In the spring of 2000 I planted a purple-leaf European Birch in my Bethesda back yard, within an existing stand of mature native oaks, tulip poplars and pignut hickory. This was not a wise choice as it would ultimately become too big for the quarter-acre lot and it would have been better for my backyard environment to just encourage some of the seedlings of the existing trees to grow up. (Which is what I did with several oak seedlings in later years.) But I thought they were cool, and when we had some at Behnke’s I bought one and planted it.
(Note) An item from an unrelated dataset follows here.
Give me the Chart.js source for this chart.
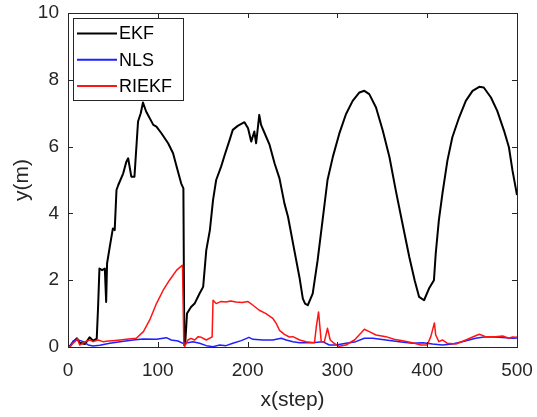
<!DOCTYPE html>
<html>
<head>
<meta charset="utf-8">
<script src="https://cdn.jsdelivr.net/npm/chart.js@4.4.1/dist/chart.umd.min.js"></script>
<style>
  html, body { margin: 0; padding: 0; background: #fff; }
  #wrap { width: 537px; height: 417px; }
</style>
</head>
<body>
<div id="wrap"><canvas id="errChart" width="537" height="417"></canvas></div>
<script>
// series values (x = step, y = error in m)
const seriesNames = ['EKF', 'NLS', 'RIEKF'];
const seriesColors = ['#000000', '#1f1fff', '#ff1414'];

const ekfX = [0, 2, 6, 10, 13, 19, 24, 28, 32, 33.5, 35, 38, 41, 42.5, 43.5, 46.5, 50, 52, 54, 56, 61.5, 65, 67, 70.5, 74, 78, 81, 83.5, 87, 95, 98.5, 104, 111.5, 117, 121, 126, 128.5, 129.5, 130.5, 132.5, 137, 141, 146.5, 150.5, 154, 158, 161.5, 165, 170.5, 174.5, 180, 183.5, 189, 196.5, 200.5, 204, 207.5, 209.5, 213, 215, 219, 224.5, 230, 235.5, 241, 245, 252, 258, 261.5, 264, 267, 272.5, 278, 283.5, 289, 295, 302, 309.5, 317, 324.5, 330, 335.5, 343, 350.5, 358, 365, 372.5, 380, 386, 391, 396.5, 402, 407.5, 409.5, 413, 417, 422.5, 428, 435.5, 443, 450.5, 458, 463, 471, 478, 485.5, 491, 495, 500];
const ekfY = [0.05, 0.02, 0.16, 0.26, 0.13, 0.09, 0.29, 0.19, 0.25, 1.2, 2.35, 2.3, 2.35, 1.35, 2.5, 3.0, 3.55, 3.5, 4.7, 4.85, 5.2, 5.55, 5.65, 5.1, 5.1, 6.75, 7.0, 7.32, 7.05, 6.65, 6.6, 6.4, 6.1, 5.8, 5.4, 4.9, 4.75, 0.05, 0.1, 1.0, 1.2, 1.3, 1.6, 1.8, 2.9, 3.5, 4.4, 5.0, 5.4, 5.75, 6.2, 6.5, 6.62, 6.73, 6.55, 6.15, 6.45, 6.1, 6.95, 6.65, 6.4, 6.05, 5.5, 5.05, 4.3, 3.9, 2.9, 2.05, 1.45, 1.3, 1.25, 1.6, 2.6, 3.8, 5.0, 5.7, 6.38, 6.97, 7.37, 7.62, 7.67, 7.57, 7.17, 6.48, 5.68, 4.69, 3.69, 2.7, 2.0, 1.5, 1.4, 1.75, 2.0, 2.8, 3.8, 4.6, 5.58, 6.28, 6.87, 7.37, 7.67, 7.79, 7.77, 7.47, 7.07, 6.48, 5.98, 5.28, 4.55];

const nlsX = [0, 2, 6, 11.5, 17, 22.5, 28, 35.5, 46.5, 58, 72.5, 83.5, 98.5, 109.5, 115, 122.5, 128, 133.5, 139, 146.5, 154, 161.5, 169, 176, 183.5, 193, 201.5, 206, 217, 228, 237.5, 243, 250.5, 258, 272.5, 283.5, 291, 298.5, 309.5, 320.5, 330, 339.5, 354, 369, 383.5, 395, 406, 417, 428, 439, 454, 465, 480, 495, 500];
const nlsY = [0.03, 0.0, 0.19, 0.21, 0.16, 0.06, 0.03, 0.05, 0.11, 0.16, 0.21, 0.24, 0.23, 0.28, 0.21, 0.18, 0.11, 0.13, 0.16, 0.11, 0.04, 0.01, 0.06, 0.04, 0.11, 0.19, 0.29, 0.23, 0.21, 0.21, 0.26, 0.21, 0.16, 0.13, 0.13, 0.16, 0.06, 0.06, 0.11, 0.16, 0.26, 0.26, 0.21, 0.16, 0.11, 0.13, 0.09, 0.06, 0.09, 0.16, 0.26, 0.31, 0.29, 0.26, 0.27];

const riekfX = [0, 2, 5, 8, 10.5, 13, 16, 19, 24.5, 28, 33.5, 39, 45, 50, 58, 65, 76, 84, 91, 98.5, 106, 113, 121, 127.5, 129, 130, 133.5, 137, 141, 145, 148.5, 154, 159.5, 160.5, 161.5, 165, 170, 176, 181, 187, 194, 200.5, 206, 213, 220.5, 228, 232, 235.5, 241, 246.5, 250.5, 258, 265, 274.5, 276.5, 279, 282, 285.5, 289, 292, 296.5, 302, 309.5, 319, 326, 330, 335.5, 343, 354, 363, 372.5, 383.5, 393, 400, 404, 408, 409.5, 413, 417, 422.5, 432, 443, 450, 458, 465, 476, 484, 491, 495, 498.5, 500];
const riekfY = [0.05, 0.0, 0.1, 0.17, 0.25, 0.06, 0.1, 0.16, 0.21, 0.16, 0.21, 0.16, 0.18, 0.19, 0.21, 0.23, 0.26, 0.46, 0.81, 1.3, 1.7, 2.0, 2.3, 2.45, 0.05, 0.02, 0.21, 0.26, 0.21, 0.31, 0.29, 0.21, 0.29, 0.3, 1.4, 1.3, 1.36, 1.35, 1.38, 1.35, 1.33, 1.36, 1.25, 1.1, 1.0, 0.86, 0.7, 0.5, 0.38, 0.3, 0.31, 0.21, 0.16, 0.13, 0.6, 1.05, 0.16, 0.16, 0.56, 0.21, 0.11, 0.02, 0.06, 0.21, 0.41, 0.53, 0.46, 0.36, 0.31, 0.23, 0.19, 0.13, 0.06, 0.06, 0.31, 0.72, 0.36, 0.16, 0.21, 0.11, 0.09, 0.21, 0.29, 0.38, 0.31, 0.31, 0.33, 0.26, 0.3, 0.29, 0.3];

const xTicks = [0, 100, 200, 300, 400, 500];
const yTicks = [0, 2, 4, 6, 8, 10];

const axisColor = '#262626';
const fontFamily = '"Liberation Sans", Arial, Helvetica, sans-serif';

function toPoints(xs, ys) {
    return xs.map((x, i) => ({ x: x, y: ys[i] }));
}

// box round the plot area plus inward ticks on all four sides (MATLAB style)
const boxPlugin = {
    id: 'boxPlugin',
    afterDraw(chart) {
        const ctx = chart.ctx;
        const area = chart.chartArea;
        const xs = chart.scales.x;
        const ys = chart.scales.y;
        const tickLen = 5;
        ctx.save();
        ctx.strokeStyle = axisColor;
        ctx.lineWidth = 1;
        ctx.strokeRect(Math.round(area.left) + 0.5, Math.round(area.top) + 0.5,
            Math.round(area.right - area.left), Math.round(area.bottom - area.top));
        ctx.beginPath();
        xTicks.forEach(v => {
            const px = Math.round(xs.getPixelForValue(v)) + 0.5;
            ctx.moveTo(px, area.bottom);
            ctx.lineTo(px, area.bottom - tickLen);
            ctx.moveTo(px, area.top);
            ctx.lineTo(px, area.top + tickLen);
        });
        yTicks.forEach(v => {
            const py = Math.round(ys.getPixelForValue(v)) + 0.5;
            ctx.moveTo(area.left, py);
            ctx.lineTo(area.left + tickLen, py);
            ctx.moveTo(area.right, py);
            ctx.lineTo(area.right - tickLen, py);
        });
        ctx.stroke();
        ctx.restore();
    }
};

// legend box in the upper left corner of the plot
const legendPlugin = {
    id: 'legendPlugin',
    afterDraw(chart) {
        const ctx = chart.ctx;
        const area = chart.chartArea;
        const left = area.left + 5;
        const top = area.top + 5;
        const w = 110;
        const h = 82;
        const rowH = 26.3;
        ctx.save();
        ctx.fillStyle = '#ffffff';
        ctx.fillRect(left, top, w, h);
        ctx.strokeStyle = axisColor;
        ctx.lineWidth = 1;
        ctx.strokeRect(Math.round(left) + 0.5, Math.round(top) + 0.5, w, h);
        ctx.font = '18px ' + fontFamily;
        ctx.textBaseline = 'middle';
        ctx.textAlign = 'left';
        chart.data.datasets.forEach((ds, i) => {
            const y = top + 15.5 + i * rowH;
            ctx.strokeStyle = ds.borderColor;
            ctx.lineWidth = 2;
            ctx.beginPath();
            ctx.moveTo(left + 4, y);
            ctx.lineTo(left + 44, y);
            ctx.stroke();
            ctx.fillStyle = '#000000';
            ctx.fillText(ds.label, left + 46, y + 1);
        });
        ctx.restore();
    }
};

const ctx = document.getElementById('errChart').getContext('2d');
const errChart = new Chart(ctx, {
    type: 'line',
    data: {
        datasets: [
            { label: seriesNames[0], data: toPoints(ekfX, ekfY), borderColor: seriesColors[0], borderWidth: 2, order: 3 },
            { label: seriesNames[1], data: toPoints(nlsX, nlsY), borderColor: seriesColors[1], borderWidth: 1.5, order: 2 },
            { label: seriesNames[2], data: toPoints(riekfX, riekfY), borderColor: seriesColors[2], borderWidth: 1.5, order: 1 }
        ]
    },
    options: {
        responsive: false,
        animation: false,
        events: [],
        elements: {
            point: { radius: 0 },
            line: { tension: 0, borderJoinStyle: 'round' }
        },
        layout: { padding: { top: 13, right: 20, left: 0, bottom: 0 } },
        plugins: {
            legend: { display: false },
            tooltip: { enabled: false }
        },
        scales: {
            x: {
                type: 'linear',
                min: 0,
                max: 500,
                afterFit: s => { s.height = 70; s.paddingLeft = 0; s.paddingRight = 0; },
                afterBuildTicks: s => { s.ticks = xTicks.map(v => ({ value: v })); },
                grid: { display: false, drawTicks: false },
                border: { display: false },
                ticks: { color: axisColor, padding: 12, maxRotation: 0, font: { family: fontFamily, size: 19 } },
                title: { display: true, text: 'x(step)', color: axisColor, padding: { top: 0, bottom: 4 }, font: { family: fontFamily, size: 21 } }
            },
            y: {
                type: 'linear',
                min: 0,
                max: 10,
                afterFit: s => { s.width = 68; s.paddingTop = 0; s.paddingBottom = 0; },
                afterBuildTicks: s => { s.ticks = yTicks.map(v => ({ value: v })); },
                grid: { display: false, drawTicks: false },
                border: { display: false },
                ticks: { color: axisColor, padding: 9, font: { family: fontFamily, size: 19 } },
                title: { display: true, text: 'y(m)', color: axisColor, padding: { top: 10, bottom: 0 }, font: { family: fontFamily, size: 21 } }
            }
        }
    },
    plugins: [boxPlugin, legendPlugin]
});
</script>
</body>
</html>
It grew slowly and by 2021 it was looking pretty nice and filled a need for understory plants in the back yard. In late May of 2021 I had a “now what?” moment as I discovered that large swatches of bark had been gnawed off of the beech tree trunk. Since sap moves up and down right under the bark, this girdled one side of the tree and several of the branches. It would definitely weaken the tree, and might eventually kill it. I knew it wasn’t beavers, since it was about 6 feet up on the tree, so squirrels were the suspect. Squirrels that were being very gnawty.
I sent a photo of the damage to Stanton Gill at UMD Extension, and he confirmed that it was squirrels, and that they will occasionally chew on thin-barked trees, possibly for some missing nutrient in their diet, like calcium. Had I known, maybe I could have just designed and set out out a Tums Feeder. (That is not an Extension recommendation, just me musing.)
The tree seemed none the worse for wear that summer. Later that year we sold the house and moved to Wisconsin. Not because I was devasted by the beech tree massacre, but to be closer to family. I haven’t been back to the house (except for a quick drive-by last year), so I don’t know how it’s faring. This sort of damage is very sporadic. If I had stayed in the house, I would probably have put some sort of wire mesh screening on in the winter to protect the remaining bark, removing it in late spring, but it may be a case where resistance is futile.

Ughh, something else to worry about. I had male deer rub off bark of young trees like japanese maples, and break magnolia sapling trunks during rutting season. I guess the tree guards for rutting may deter squirrels?
Interesting post. I didn’t realize that squirrels would be such a pest —. Eating the bark of healthy trees.